◆ **Work instructions**
From the listing below, copy word for word every line starting at the one that includes "Give me the" and ending at the one that includes "const aanMinor = [-17.5, -12.5, -7.5, -2.5, 2.5, 7.5];"; the pictures are omitted.

◆ **Information supplied**
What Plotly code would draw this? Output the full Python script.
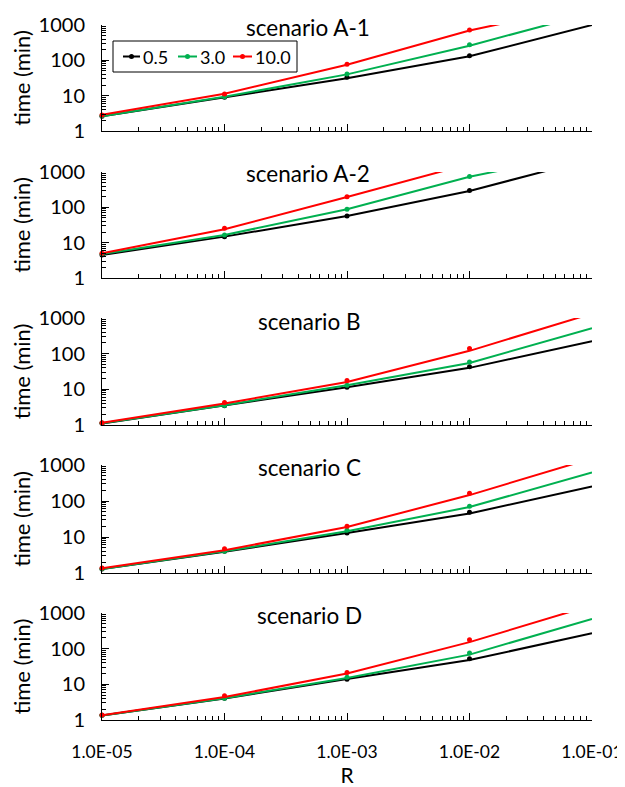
import plotly.graph_objects as go
from plotly.subplots import make_subplots

R = [1e-5, 1e-4, 1e-3, 1e-2, 1e-1]
series_names = ["0.5", "3.0", "10.0"]
colors = ["#000000", "#00B050", "#FF0000"]
scenarios = ["scenario A-1", "scenario A-2", "scenario B", "scenario C", "scenario D"]

# model curves (lines) at each decade of R; values above 1000 run off the chart
line_A1 = {"0.5": [2.6, 9.0, 31, 130, 1000], "3.0": [2.6, 9.3, 40, 260, 2200], "10.0": [2.9, 11.3, 75, 700, 3800]}
line_A2 = {"0.5": [4.5, 14.8, 57, 290, 2350], "3.0": [4.8, 16.5, 88, 730, 3800], "10.0": [5.0, 24, 195, 1700, 10000]}
line_B = {"0.5": [1.1, 3.5, 11.5, 40, 225], "3.0": [1.12, 3.6, 13, 55, 520], "10.0": [1.15, 4.0, 16, 120, 1330]}
line_C = {"0.5": [1.3, 3.9, 13, 45, 255], "3.0": [1.3, 4.0, 14.5, 68, 620], "10.0": [1.35, 4.3, 19, 146, 1530]}
line_D = {"0.5": [1.33, 4.0, 14, 48, 270], "3.0": [1.33, 4.1, 15, 68, 680], "10.0": [1.35, 4.4, 20, 152, 1650]}

# measured points (markers); None where not shown
pts_A1 = {"0.5": [2.6, 9.0, 33, 135, None], "3.0": [2.7, 9.3, 41, 274, None], "10.0": [2.84, 11.2, 77, 720, None]}
pts_A2 = {"0.5": [4.5, 14.8, 57, 297, None], "3.0": [4.8, 16.5, 88, 740, None], "10.0": [5.0, 25.6, 200, None, None]}
pts_B = {"0.5": [1.12, 3.45, 11.4, 43, 228], "3.0": [1.14, 3.5, 13, 58, 545], "10.0": [1.16, 4.3, 17.6, 139, None]}
pts_C = {"0.5": [1.3, 4.0, 13, 49, 271], "3.0": [1.32, 4.0, 15.4, 72, 650], "10.0": [1.38, 4.7, 20, 163, None]}
pts_D = {"0.5": [1.35, 4.1, 13.9, 52, 292], "3.0": [1.36, 4.1, 15.8, 75, 720], "10.0": [1.38, 4.8, 21.5, 178, None]}

lines = [line_A1, line_A2, line_B, line_C, line_D]
points = [pts_A1, pts_A2, pts_B, pts_C, pts_D]

FONT = "Lato"
fig = make_subplots(rows=5, cols=1)

for i in range(5):
    for name, col in zip(series_names, colors):
        fig.add_trace(go.Scatter(x=R, y=lines[i][name], mode="lines", name=name,
                                 line=dict(color=col, width=2), showlegend=False),
                      row=i + 1, col=1)
        fig.add_trace(go.Scatter(x=R, y=points[i][name], mode="markers", name=name,
                                 marker=dict(color=col, size=5), cliponaxis=False,
                                 showlegend=False),
                      row=i + 1, col=1)

domains = [(0.8475, 1.0), (0.636, 0.7885), (0.4245, 0.5784), (0.2115, 0.3669), (0.0, 0.154)]
title_y = [0.997, 0.787, 0.5727, 0.3626, 0.151]
title_x = [0.421, 0.421, 0.423, 0.423, 0.423]

for i in range(5):
    fig.update_yaxes(type="log", range=[0, 3], domain=list(domains[i]), automargin=False,
                     tickvals=[1, 10, 100, 1000], ticktext=["1", "10", "100", "1000"],
                     ticks="inside", ticklen=7, tickcolor="black",
                     minor=dict(ticks="inside", ticklen=4, tickcolor="black", dtick="D1", showgrid=False),
                     showline=True, linecolor="black", linewidth=1, showgrid=False, zeroline=False,
                     tickfont=dict(family=FONT, size=20, color="black"),
                     ticklabelstandoff=12,
                     title=dict(text="time (min)", font=dict(family=FONT, size=22, color="black"), standoff=4),
                     row=i + 1, col=1)
    fig.update_xaxes(type="log", range=[-5, -1], automargin=False,
                     tickvals=[1e-5, 1e-4, 1e-3, 1e-2, 1e-1],
                     ticktext=["1.0E-05", "1.0E-04", "1.0E-03", "1.0E-02", "1.0E-01"],
                     ticks="inside", ticklen=7, tickcolor="black",
                     minor=dict(ticks="inside", ticklen=4, tickcolor="black", dtick="D1", showgrid=False),
                     showline=True, linecolor="black", linewidth=1, showgrid=False, zeroline=False,
                     showticklabels=(i == 4),
                     tickfont=dict(family=FONT, size=17.5, color="black"),
                     ticklabelstandoff=16,
                     row=i + 1, col=1)
    fig.add_annotation(text=scenarios[i], xref="paper", yref="paper", x=title_x[i], y=title_y[i],
                       xanchor="center", yanchor="middle", showarrow=False,
                       font=dict(family=FONT, size=22.5, color="black"))

fig.update_xaxes(title=dict(text="R", font=dict(family=FONT, size=21, color="black"), standoff=10), row=5, col=1)

# ---- legend box drawn in panel 1 (page pixel positions converted to paper units) ----
PL, PR, PT, PB = 102, 592, 25, 720
def px(x):
    return (x - PL) / (PR - PL)
def py(y):
    return (PB - y) / (PB - PT)

fig.add_shape(type="rect", xref="paper", yref="paper", x0=px(113), x1=px(297), y0=py(72), y1=py(41),
              line=dict(color="black", width=1), fillcolor="white", layer="above")
leg_line_x = [(123, 140), (178, 197), (233, 252)]
leg_y = 56.5
for (x0, x1), name, col in zip(leg_line_x, series_names, colors):
    fig.add_shape(type="line", xref="paper", yref="paper", x0=px(x0), x1=px(x1), y0=py(leg_y), y1=py(leg_y),
                  line=dict(color=col, width=2), layer="above")
    xc = (x0 + x1) / 2
    fig.add_shape(type="circle", xref="paper", yref="paper", x0=px(xc - 2.5), x1=px(xc + 2.5),
                  y0=py(leg_y + 2.5), y1=py(leg_y - 2.5), line=dict(color=col, width=0),
                  fillcolor=col, layer="above")
    fig.add_annotation(text=name, xref="paper", yref="paper", x=px(x1 + 1), y=py(leg_y),
                       xanchor="left", yanchor="middle", showarrow=False,
                       font=dict(family=FONT, size=18, color="black"))

fig.update_layout(
    width=617, height=779,
    margin=dict(l=94, r=33, t=17, b=67),
    plot_bgcolor="white", paper_bgcolor="white",
    font=dict(family=FONT, color="black"),
    showlegend=False,
)

fig.write_html("out.html")
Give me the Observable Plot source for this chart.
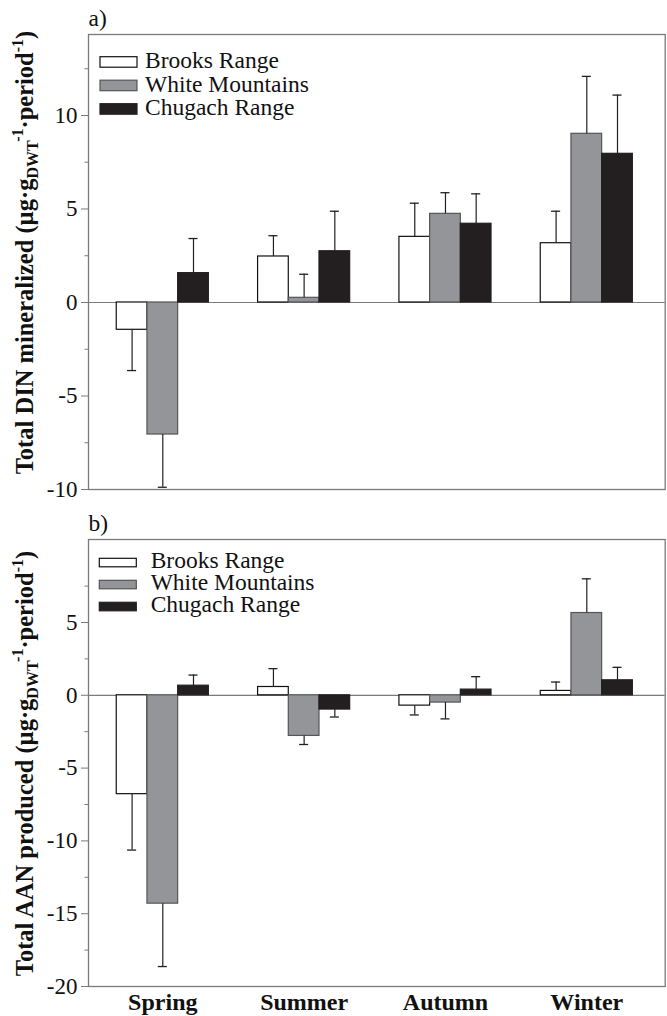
<!DOCTYPE html>
<html>
<head>
<meta charset="utf-8">
<script src="https://cdn.jsdelivr.net/npm/d3@7"></script>
<script src="https://cdn.jsdelivr.net/npm/@observablehq/plot@0.6"></script>
<style>
  html, body { margin: 0; padding: 0; background: white; }
  #chart svg { display: block; }
</style>
</head>
<body>
<div id="chart"></div>
<script>
const seasons = ["Spring", "Summer", "Autumn", "Winter"];
const sites = ["Brooks Range", "White Mountains", "Chugach Range"];

// Panel a) Total DIN mineralized
const dinBrooks   = [-1.46, 2.46, 3.51, 3.17];
const dinBrooksSE = [2.18, 1.11, 1.80, 1.71];
const dinWhite    = [-7.06, 0.25, 4.74, 9.02];
const dinWhiteSE  = [2.82, 1.26, 1.13, 3.07];
const dinChugach  = [1.57, 2.74, 4.21, 7.95];
const dinChugachSE= [1.85, 2.14, 1.60, 3.14];

// Panel b) Total AAN produced
const aanBrooks   = [-6.79, 0.57, -0.71, 0.30];
const aanBrooksSE = [3.84, 1.26, 0.64, 0.61];
const aanWhite    = [-14.31, -2.79, -0.50, 5.65];
const aanWhiteSE  = [4.32, 0.59, 1.12, 2.35];
const aanChugach  = [0.66, -0.98, 0.39, 1.03];
const aanChugachSE= [0.73, 0.51, 0.89, 0.89];

const dinTicks = [-10, -5, 0, 5, 10];
const dinMinor = [-7.5, -2.5, 2.5, 7.5, 12.5];
const aanTicks = [-20, -15, -10, -5, 0, 5];
const aanMinor = [-17.5, -12.5, -7.5, -2.5, 2.5, 7.5];

const fills   = ["#ffffff", "#939598", "#231f20"];
const strokes = ["#111111", "#555555", "#231f20"];
const FONT = "Liberation Serif, Times New Roman, serif";
const W = 0.2172;     // bar width in season units
const CAP = 0.032;    // half cap width

function rows(vals, ses) {
  return seasons.flatMap((s, i) => sites.map((site, j) => ({
    i, j, season: s, site, value: vals[j][i], se: ses[j][i],
    end: vals[j][i] + (vals[j][i] < 0 ? -1 : 1) * ses[j][i]
  })));
}

function panel({data, height, marginTop, marginBottom, yDomain, ticks, minor, letter, showX, title, legend}) {
  const x0 = d => d.i - 1.5 * W + d.j * W;
  const xc = d => d.i - 1.5 * W + (d.j + 0.5) * W;
  const marks = [
    Plot.ruleY([0], {stroke: "#7a7a7a", strokeWidth: 1.2}),
    ...sites.map((site, j) => Plot.rectY(data.filter(d => d.j === j), {
      x1: x0, x2: d => x0(d) + W, y1: 0, y2: "value",
      fill: fills[j], stroke: strokes[j], strokeWidth: 1.2
    })),
    Plot.ruleX(data, {x: xc, y1: "value", y2: "end", stroke: "#231f20", strokeWidth: 1.2}),
    Plot.ruleY(data, {y: "end", x1: d => xc(d) - CAP, x2: d => xc(d) + CAP, stroke: "#231f20", strokeWidth: 1.3}),
    Plot.frame({stroke: "#7a7a7a", strokeWidth: 1.3}),
    Plot.axisY({ticks, tickSize: 7, tickPadding: 4, tickFormat: d => String(d), stroke: "#7a7a7a", fill: "#111",
      fontSize: 23, fontFamily: FONT, label: null}),
    Plot.axisY({ticks: minor, tickSize: 3.5, tickFormat: () => "", stroke: "#7a7a7a", label: null}),
    Plot.text([letter], {frameAnchor: "top-left", dy: -9, dx: 0, textAnchor: "start", lineAnchor: "bottom",
      fontSize: 23.5, fontFamily: FONT, fill: "#111"})
  ];
  if (showX) marks.push(Plot.axisX({ticks: [0, 1, 2, 3], tickFormat: i => seasons[i], tickSize: 0, tickPadding: 6,
    fontSize: 24, fontWeight: "bold", fontFamily: FONT, fill: "#111", label: null}));
  const svg = Plot.plot({
    width: 667, height, marginLeft: 88, marginRight: 2.3, marginTop, marginBottom,
    style: {fontFamily: FONT, background: "white", color: "#111", overflow: "visible"},
    x: {type: "linear", domain: [-0.5257, 3.5547], axis: null},
    y: {domain: yDomain, axis: null},
    marks
  });
  const s = d3.select(svg);
  // rich y-axis title
  const t = s.append("text")
    .attr("transform", `translate(${title.x},${title.y}) rotate(-90)`)
    .attr("text-anchor", "middle")
    .attr("font-family", FONT).attr("font-weight", "bold").attr("font-size", 24.5).attr("fill", "#111");
  t.append("tspan").text(title.main + " (µg·g");
  t.append("tspan").attr("font-size", 16).attr("dy", 5).text("DWT");
  t.append("tspan").attr("font-size", 16).attr("dy", -15).text("-1");
  t.append("tspan").attr("dy", 10).text("·period");
  t.append("tspan").attr("font-size", 16).attr("dy", -10).text("-1");
  t.append("tspan").attr("dy", 10).text(")");
  // legend inside frame
  const g = s.append("g").attr("font-family", FONT).attr("font-size", 23.5).attr("fill", "#111")
    .attr("text-anchor", "start");
  sites.forEach((site, j) => {
    g.append("rect").attr("x", legend.sx).attr("y", legend.sy + j * legend.step)
      .attr("width", 37).attr("height", legend.sh)
      .attr("fill", fills[j]).attr("stroke", strokes[j]).attr("stroke-width", 1.2);
    g.append("text").attr("x", legend.tx).attr("y", legend.ty + j * legend.step)
      .attr("text-anchor", "start").text(site);
  });
  return svg;
}

const chart = document.getElementById("chart");
chart.append(panel({
  data: rows([dinBrooks, dinWhite, dinChugach], [dinBrooksSE, dinWhiteSE, dinChugachSE]),
  height: 500, marginTop: 34, marginBottom: 11, yDomain: [-10, 14.33],
  ticks: dinTicks, minor: dinMinor, letter: "a)", showX: false,
  title: {x: 33, y: 252.5, main: "Total DIN mineralized"},
  legend: {sx: 100, sy: 56.7, sh: 10.5, step: 23.5, tx: 145, ty: 68.3}
}));
chart.append(panel({
  data: rows([aanBrooks, aanWhite, aanChugach], [aanBrooksSE, aanWhiteSE, aanChugachSE]),
  height: 516, marginTop: 39, marginBottom: 30, yDomain: [-20, 10.7],
  ticks: aanTicks, minor: aanMinor, letter: "b)", showX: true,
  title: {x: 33, y: 263.5, main: "Total AAN produced"},
  legend: {sx: 99.3, sy: 58.3, sh: 8.5, step: 22, tx: 150.7, ty: 68.3}
}));
</script>
</body>
</html>
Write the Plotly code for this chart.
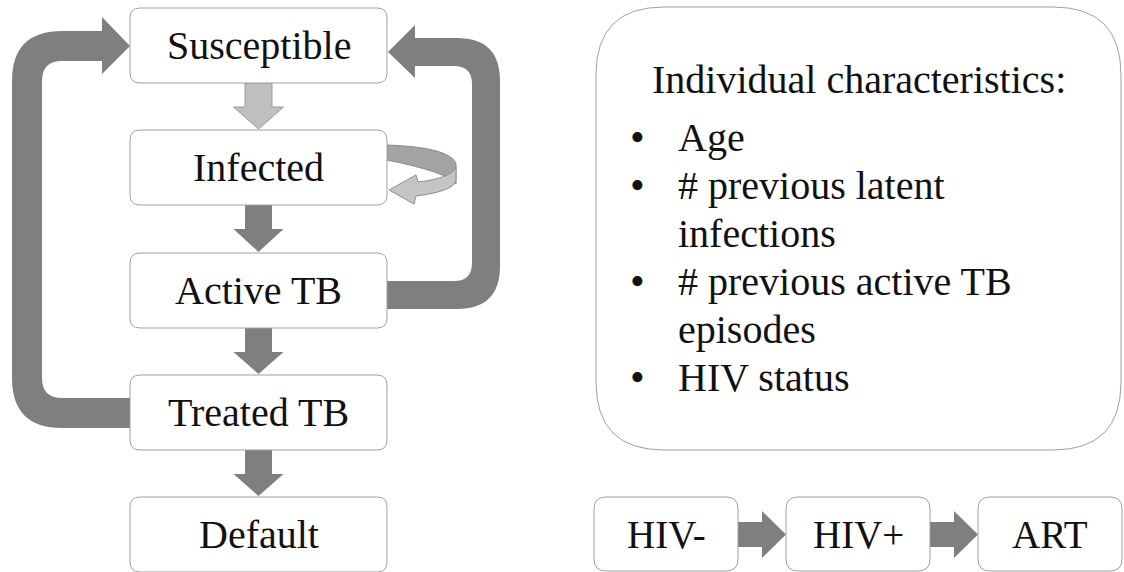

◆ **Exercise response**
Give me the Observable Plot source for this chart.
<!DOCTYPE html>
<html>
<head>
<meta charset="utf-8">
<script src="https://cdn.jsdelivr.net/npm/d3@7"></script>
<script src="https://cdn.jsdelivr.net/npm/@observablehq/plot@0.6"></script>
<style>
  html, body { margin: 0; padding: 0; background: white; }
  #chart svg { display: block; }
</style>
</head>
<body>
<div id="chart"></div>
<script>
const seasons = ["Spring", "Summer", "Autumn", "Winter"];
const sites = ["Brooks Range", "White Mountains", "Chugach Range"];

// Panel a) Total DIN mineralized
const dinBrooks   = [-1.46, 2.46, 3.51, 3.17];
const dinBrooksSE = [2.18, 1.11, 1.80, 1.71];
const dinWhite    = [-7.06, 0.25, 4.74, 9.02];
const dinWhiteSE  = [2.82, 1.26, 1.13, 3.07];
const dinChugach  = [1.57, 2.74, 4.21, 7.95];
const dinChugachSE= [1.85, 2.14, 1.60, 3.14];

// Panel b) Total AAN produced
const aanBrooks   = [-6.79, 0.57, -0.71, 0.30];
const aanBrooksSE = [3.84, 1.26, 0.64, 0.61];
const aanWhite    = [-14.31, -2.79, -0.50, 5.65];
const aanWhiteSE  = [4.32, 0.59, 1.12, 2.35];
const aanChugach  = [0.66, -0.98, 0.39, 1.03];
const aanChugachSE= [0.73, 0.51, 0.89, 0.89];

const dinTicks = [-10, -5, 0, 5, 10];
const dinMinor = [-7.5, -2.5, 2.5, 7.5, 12.5];
const aanTicks = [-20, -15, -10, -5, 0, 5];
const aanMinor = [-17.5, -12.5, -7.5, -2.5, 2.5, 7.5];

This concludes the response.